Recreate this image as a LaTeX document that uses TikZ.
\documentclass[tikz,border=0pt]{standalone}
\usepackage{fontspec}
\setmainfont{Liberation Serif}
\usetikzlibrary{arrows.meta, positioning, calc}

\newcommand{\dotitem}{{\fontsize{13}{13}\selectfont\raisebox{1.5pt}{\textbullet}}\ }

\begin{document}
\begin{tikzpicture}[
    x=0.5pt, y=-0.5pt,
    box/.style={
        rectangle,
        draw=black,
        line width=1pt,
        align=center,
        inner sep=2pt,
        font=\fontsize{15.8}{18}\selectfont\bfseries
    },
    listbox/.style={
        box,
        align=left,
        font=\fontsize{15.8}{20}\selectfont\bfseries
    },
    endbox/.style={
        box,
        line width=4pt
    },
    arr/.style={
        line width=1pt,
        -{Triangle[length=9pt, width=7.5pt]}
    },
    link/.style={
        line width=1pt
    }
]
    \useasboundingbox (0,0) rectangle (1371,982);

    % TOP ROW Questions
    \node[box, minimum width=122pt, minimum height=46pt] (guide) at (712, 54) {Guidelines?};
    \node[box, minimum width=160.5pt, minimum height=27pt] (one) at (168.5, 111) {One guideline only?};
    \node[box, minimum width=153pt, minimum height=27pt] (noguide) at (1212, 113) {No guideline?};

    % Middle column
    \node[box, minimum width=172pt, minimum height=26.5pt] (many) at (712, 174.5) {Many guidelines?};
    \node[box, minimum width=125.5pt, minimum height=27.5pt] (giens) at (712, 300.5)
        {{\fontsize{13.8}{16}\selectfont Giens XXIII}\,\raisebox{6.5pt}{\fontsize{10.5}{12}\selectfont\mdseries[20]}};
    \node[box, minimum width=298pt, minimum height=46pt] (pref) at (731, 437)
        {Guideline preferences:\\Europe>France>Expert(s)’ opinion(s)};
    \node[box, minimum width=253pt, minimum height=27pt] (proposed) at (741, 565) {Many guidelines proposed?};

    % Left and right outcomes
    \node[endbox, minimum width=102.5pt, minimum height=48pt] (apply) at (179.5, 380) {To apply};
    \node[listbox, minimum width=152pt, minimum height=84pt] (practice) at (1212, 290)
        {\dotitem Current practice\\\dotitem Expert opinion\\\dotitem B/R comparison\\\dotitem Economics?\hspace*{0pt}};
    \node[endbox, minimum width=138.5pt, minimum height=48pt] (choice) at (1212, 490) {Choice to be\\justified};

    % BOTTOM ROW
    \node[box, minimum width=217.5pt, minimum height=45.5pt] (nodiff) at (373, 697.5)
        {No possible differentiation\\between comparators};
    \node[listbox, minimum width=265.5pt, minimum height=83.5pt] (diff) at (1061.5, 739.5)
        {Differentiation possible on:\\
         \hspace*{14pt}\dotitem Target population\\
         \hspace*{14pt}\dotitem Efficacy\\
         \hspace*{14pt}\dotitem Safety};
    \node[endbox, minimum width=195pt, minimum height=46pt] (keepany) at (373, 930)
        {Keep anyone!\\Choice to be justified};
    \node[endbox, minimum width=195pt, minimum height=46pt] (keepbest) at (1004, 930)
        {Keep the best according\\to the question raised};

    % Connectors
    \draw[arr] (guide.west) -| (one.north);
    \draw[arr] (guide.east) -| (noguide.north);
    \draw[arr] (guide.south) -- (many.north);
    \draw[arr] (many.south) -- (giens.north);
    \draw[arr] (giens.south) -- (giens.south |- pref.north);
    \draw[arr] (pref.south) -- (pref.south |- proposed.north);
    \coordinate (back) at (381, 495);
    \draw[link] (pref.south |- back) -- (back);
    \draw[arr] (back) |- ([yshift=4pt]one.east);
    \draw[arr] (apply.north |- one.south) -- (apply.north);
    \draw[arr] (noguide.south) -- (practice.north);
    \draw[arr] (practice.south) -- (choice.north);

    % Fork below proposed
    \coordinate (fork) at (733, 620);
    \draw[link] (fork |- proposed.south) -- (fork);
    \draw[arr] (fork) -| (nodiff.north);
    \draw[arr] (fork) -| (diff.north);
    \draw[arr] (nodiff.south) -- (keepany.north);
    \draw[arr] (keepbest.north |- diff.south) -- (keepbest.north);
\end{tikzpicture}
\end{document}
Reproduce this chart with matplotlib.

※ ※ ※

### TASK GOAL
Exact reproduction is required: output the lines from the start of the entries above through the line with "minimum width=253pt, minimum".

### THE SOLUTION
Recreate this image as a LaTeX document that uses TikZ.
\documentclass[tikz,border=0pt]{standalone}
\usepackage{fontspec}
\setmainfont{Liberation Serif}
\usetikzlibrary{arrows.meta, positioning, calc}

\newcommand{\dotitem}{{\fontsize{13}{13}\selectfont\raisebox{1.5pt}{\textbullet}}\ }

\begin{document}
\begin{tikzpicture}[
    x=0.5pt, y=-0.5pt,
    box/.style={
        rectangle,
        draw=black,
        line width=1pt,
        align=center,
        inner sep=2pt,
        font=\fontsize{15.8}{18}\selectfont\bfseries
    },
    listbox/.style={
        box,
        align=left,
        font=\fontsize{15.8}{20}\selectfont\bfseries
    },
    endbox/.style={
        box,
        line width=4pt
    },
    arr/.style={
        line width=1pt,
        -{Triangle[length=9pt, width=7.5pt]}
    },
    link/.style={
        line width=1pt
    }
]
    \useasboundingbox (0,0) rectangle (1371,982);

    % TOP ROW Questions
    \node[box, minimum width=122pt, minimum height=46pt] (guide) at (712, 54) {Guidelines?};
    \node[box, minimum width=160.5pt, minimum height=27pt] (one) at (168.5, 111) {One guideline only?};
    \node[box, minimum width=153pt, minimum height=27pt] (noguide) at (1212, 113) {No guideline?};

    % Middle column
    \node[box, minimum width=172pt, minimum height=26.5pt] (many) at (712, 174.5) {Many guidelines?};
    \node[box, minimum width=125.5pt, minimum height=27.5pt] (giens) at (712, 300.5)
        {{\fontsize{13.8}{16}\selectfont Giens XXIII}\,\raisebox{6.5pt}{\fontsize{10.5}{12}\selectfont\mdseries[20]}};
    \node[box, minimum width=298pt, minimum height=46pt] (pref) at (731, 437)
        {Guideline preferences:\\Europe>France>Expert(s)’ opinion(s)};
    \node[box, minimum width=253pt, minimum height=27pt] (proposed) at (741, 565) {Many guidelines proposed?};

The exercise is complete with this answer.